Odoardo Focherini - -
Il volume di Giacomo Lampronti, Mio fratello Odoardo. Una biografia di Focherini (Edb, pagine 216, euro 17,50) disponibile anche in ebook, sarà presentato in diretta sui social delle Dehoniane il 26 gennaio alle ore 18. All’iniziativa, nata dalla collaborazione fra diocesi di Carpi, Fondazione Fossoli e Avvenire, saranno presenti: monsignor Erio Castellucci, vescovo di Modena-Nonantola e di Carpi, Pierluigi Castagnetti, presidente della Fondazione Fossoli, il direttore di “Avvenire” Marco Tarquinio e padre Pier Luigi Cabri, direttore di Edb. Qui sotto un estratto della prefazione di Tarquinio. Il libro racconta in prima persona la vicenda di Lampronti, ebreo convertito al cattolicesimo, legata a quella dell’amico Focherini, nel periodo delle leggi razziali e della guerra.
Giacomo Lampronti - -
Odoardo Focherini è il primo e unico giornalista italiano a esser stato riconosciuto beato, vittima di letale persecuzione «in odium fidei». Ecco perché riguarda soprattutto noi che frequentiamo le pagine scritte e di esse viviamo. Non solo giornalisti e lettori che tengono caro il loro essere cattolici, ma chiunque faccia il nostro mestiere e di esso si fidi. Tutti, nessuno escluso, anche coloro che di un cronista santo non sanno che pensare e, forse, che farsene. Odoardo Focherini è un esempio, limpido e potente. Di quelli che scomodano e mettono in crisi coloro che progettano e fanno i giornali, ma li riempiono anche di allegria, perché sono la prova che non è affatto vero che cinismo, sentenziosità astratta e conformismo siano la misura o il compromesso inevitabile del giornalismo. Focherini il giornalismo lo amava così tanto che si fece (non è stato il primo e non sarà l’ultimo) anche amministratore dell’"Avvenire d’Italia", perché quel quotidiano bolognese d’ispirazione cattolica – che assieme all’"Italia" di Milano avrebbe poi generato nel 1968 "Avvenire" – fosse nelle condizioni di tenere il campo e di far sentire sempre la propria voce. Ma aveva chiaro in modo così profondo il dovere di un giornale che, fianco a fianco col direttore Manzini, non accettò mai di andare in edicola a ogni costo, se questo avesse significato chinare schiena e testa sino a pubblicare notizie e commenti «politicamente corretti » secondo i potenti del momento, ma contrari alla verità e al bene.

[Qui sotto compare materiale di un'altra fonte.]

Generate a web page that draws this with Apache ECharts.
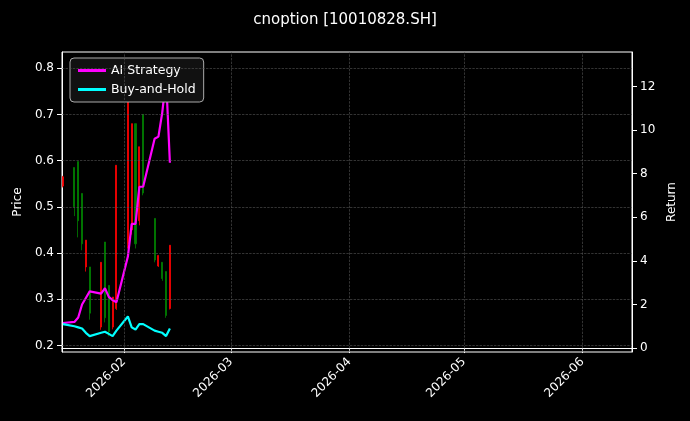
<!DOCTYPE html>
<html>
<head>
<meta charset="utf-8">
<script src="https://cdn.jsdelivr.net/npm/echarts@6/dist/echarts.min.js"></script>
<style>
  html, body { margin: 0; padding: 0; background: #000; }
  #chart { width: 690px; height: 421px; }
</style>
</head>
<body>
<div id="chart"></div>
<script>
// trading days
const dates = ['2026-01-16', '2026-01-19', '2026-01-20', '2026-01-21', '2026-01-22', '2026-01-23',
  '2026-01-26', '2026-01-27', '2026-01-28', '2026-01-29', '2026-01-30',
  '2026-02-02', '2026-02-03', '2026-02-04', '2026-02-05', '2026-02-06',
  '2026-02-09', '2026-02-10', '2026-02-11', '2026-02-12', '2026-02-13'];
// open, close, low, high
const candles = [
  [0.545, 0.565, 0.542, 0.567],
  [0.585, 0.50, 0.48, 0.585],
  [0.598, 0.47, 0.434, 0.598],
  [0.529, 0.42, 0.406, 0.529],
  [0.37, 0.428, 0.36, 0.428],
  [0.37, 0.27, 0.256, 0.37],
  [0.24, 0.38, 0.234, 0.38],
  [0.424, 0.26, 0.25, 0.424],
  [0.33, 0.23, 0.22, 0.33],
  [0.24, 0.305, 0.235, 0.305],
  [0.28, 0.59, 0.277, 0.59],
  [0.42, 0.74, 0.41, 0.74],
  [0.45, 0.68, 0.44, 0.68],
  [0.68, 0.42, 0.41, 0.68],
  [0.47, 0.63, 0.46, 0.63],
  [0.70, 0.53, 0.525, 0.70],
  [0.475, 0.385, 0.38, 0.475],
  [0.372, 0.395, 0.37, 0.395],
  [0.38, 0.345, 0.34, 0.38],
  [0.36, 0.265, 0.26, 0.36],
  [0.28, 0.417, 0.278, 0.417]
];
const aiReturn = [1.15, 1.2, 1.4, 2.0, 2.3, 2.6, 2.5, 2.75, 2.35, 2.2, 2.1,
  4.2, 5.7, 5.7, 7.4, 7.4, 9.6, 9.7, 10.8, 12.4, 8.5];
const holdReturn = [1.1, 1.0, 0.95, 0.9, 0.7, 0.55, 0.7, 0.75, 0.65, 0.55, 0.8,
  1.45, 0.95, 0.85, 1.1, 1.1, 0.8, 0.75, 0.7, 0.55, 0.9];
const monthTicks = ['2026-02-01', '2026-03-01', '2026-04-01', '2026-05-01', '2026-06-01'];
const priceTicks = [0.2, 0.3, 0.4, 0.5, 0.6, 0.7, 0.8];
const returnTicks = [0, 2, 4, 6, 8, 10, 12];

const chart = echarts.init(document.getElementById('chart'));
const t = d => new Date(d + 'T00:00:00Z').getTime();
const white = '#ffffff';
const gridStyle = { color: '#555', type: 'dashed', width: 0.6 };
const font = 'DejaVu Sans';

chart.setOption({
  backgroundColor: '#000',
  animation: false,
  textStyle: { fontFamily: font },
  title: {
    text: 'cnoption [10010828.SH]', left: 'center', top: 8,
    textStyle: { color: white, fontSize: 15, fontWeight: 'normal', fontFamily: font }
  },
  legend: {
    left: 70, top: 58, orient: 'vertical', itemGap: 6,
    backgroundColor: '#111', borderColor: '#aaa', borderWidth: 1, borderRadius: 4,
    padding: [6, 8],
    itemWidth: 28, itemHeight: 3,
    textStyle: { color: white, fontSize: 12.5, fontFamily: font },
    data: [{ name: 'AI Strategy', icon: 'rect' }, { name: 'Buy-and-Hold', icon: 'rect' }]
  },
  grid: { left: 62, right: 58, top: 52, bottom: 69, show: true, borderColor: white, borderWidth: 1 },
  xAxis: {
    type: 'value',
    min: t('2026-01-16') - 6 * 3600e3,
    max: t('2026-06-14'),
    axisLine: { lineStyle: { color: white } },
    axisTick: { customValues: monthTicks.map(t), lineStyle: { color: white } },
    axisLabel: {
      customValues: monthTicks.map(t), rotate: 45, color: white, fontSize: 12, fontFamily: font,
      formatter: v => { const d = new Date(v); return d.getUTCFullYear() + '-' + String(d.getUTCMonth() + 1).padStart(2, '0'); }
    },
    splitLine: { show: false }
  },
  yAxis: [
    {
      type: 'value', min: 0.186, max: 0.835, position: 'left',
      name: 'Price', nameLocation: 'middle', nameGap: 38, nameRotate: 90,
      nameTextStyle: { color: white, fontSize: 12, fontFamily: font },
      axisLine: { show: true, lineStyle: { color: white } },
      axisTick: { show: true, customValues: priceTicks, lineStyle: { color: white } },
      axisLabel: { customValues: priceTicks, color: white, fontSize: 12, fontFamily: font, formatter: v => v.toFixed(1) },
      splitLine: { show: false }
    },
    {
      type: 'value', min: -0.18, max: 13.58, position: 'right',
      name: 'Return', nameLocation: 'middle', nameGap: 32, nameRotate: 90,
      nameTextStyle: { color: white, fontSize: 12, fontFamily: font },
      axisLine: { show: true, lineStyle: { color: white } },
      axisTick: { show: true, customValues: returnTicks, lineStyle: { color: white } },
      axisLabel: { customValues: returnTicks, color: white, fontSize: 12, fontFamily: font },
      splitLine: { show: false }
    }
  ],
  series: [
    // dashed grid lines
    {
      type: 'line', data: [], silent: true,
      markLine: {
        symbol: 'none', silent: true, label: { show: false },
        lineStyle: gridStyle,
        data: priceTicks.map(v => ({ yAxis: v })).concat(monthTicks.map(d => ({ xAxis: t(d) })))
      }
    },
    {
      type: 'candlestick', name: 'Price', barWidth: 1.6,
      data: dates.map((d, i) => [t(d)].concat(candles[i])),
      encode: { x: 0, y: [1, 2, 3, 4] },
      itemStyle: { color: '#ff0000', color0: '#008000', borderColor: '#ff0000', borderColor0: '#008000', borderWidth: 0.8 }
    },
    {
      type: 'line', name: 'AI Strategy', yAxisIndex: 1, showSymbol: false,
      data: dates.map((d, i) => [t(d), aiReturn[i]]),
      lineStyle: { color: '#ff00ff', width: 2.2 }, itemStyle: { color: '#ff00ff' }
    },
    {
      type: 'line', name: 'Buy-and-Hold', yAxisIndex: 1, showSymbol: false,
      data: dates.map((d, i) => [t(d), holdReturn[i]]),
      lineStyle: { color: '#00ffff', width: 2.2 }, itemStyle: { color: '#00ffff' }
    }
  ]
});
</script>
</body>
</html>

"L’Avvenire d’Italia" di Manzini e Focherini, piuttosto che uscire con in pagina ciò che volevano gli occupanti nazisti e i loro alleati fascisti, non usciva proprio. Per questo, dopo la Liberazione, come l’Italia, e a differenza di tante altre testate illustri e meno illustri, poté tornare in edicola con il proprio nome. Questa è stata testimonianza, civilissima resistenza all’oscurità del male, di veri giornalisti. E l’hanno data giornalisti cattolici. Ma c’è uno straordinario «di più» per noi che facciamo questo mestiere in un tempo che tende ad allontanare (e a incattivire) lo sguardo di chi scrive dalle persone e dalle realtà vere. Odoardo Focherini amava così tanto le ragioni cristiane e umane del suo impegno giornalistico «di prossimità» da non metterle mai tra parentesi. E il «pezzo» più bello della sua vita è quello che non ha potuto mettere in pagina: lo ha «scritto» nei suoi stessi giorni e in quelli delle persone di un’altra fede, di un’altra origine e della stessa umanità che contribuì a salvare dalla follia di una discriminazione assassina.
L’autore di Mio fratello Odoardo – israelita di nascita e cristiano per attrazione e adesione – fu uno di loro. Per questo Focherini venne arrestato e deportato, per una dedizione splendente, annotò Manzini, come la croce di Cristo. Si chinò a tal punto, e con tale rispetto e senso della giustizia, sugli ebrei in fuga dai loro sterminatori da essere, infine, spezzato lui. Era uno sposo e un padre di famiglia, una grande famiglia che amava teneramente, ma non esitò a fare la scelta giusta. E la fece senz’armi, a mani nude, con intelligenza e generosità. Da cristiano. Non c’è nient’altro da fare di fronte alla disumanità, comunque si vesta e si travesta. Anche se sembra dominatrice del presente e si atteggia a padrona del futuro. Il futuro è l’amore, perciò è dell’uomo e della donna e, anzitutto, è di Dio. Beato Odoardo che ce l’ha insegnato, beato Giacomo Lampronti che ha potuto sperimentarlo e ha saputo narrarlo, beati noi se riusciamo a dirlo con le nostre vite, e non ci limitiamo solo a declamarlo.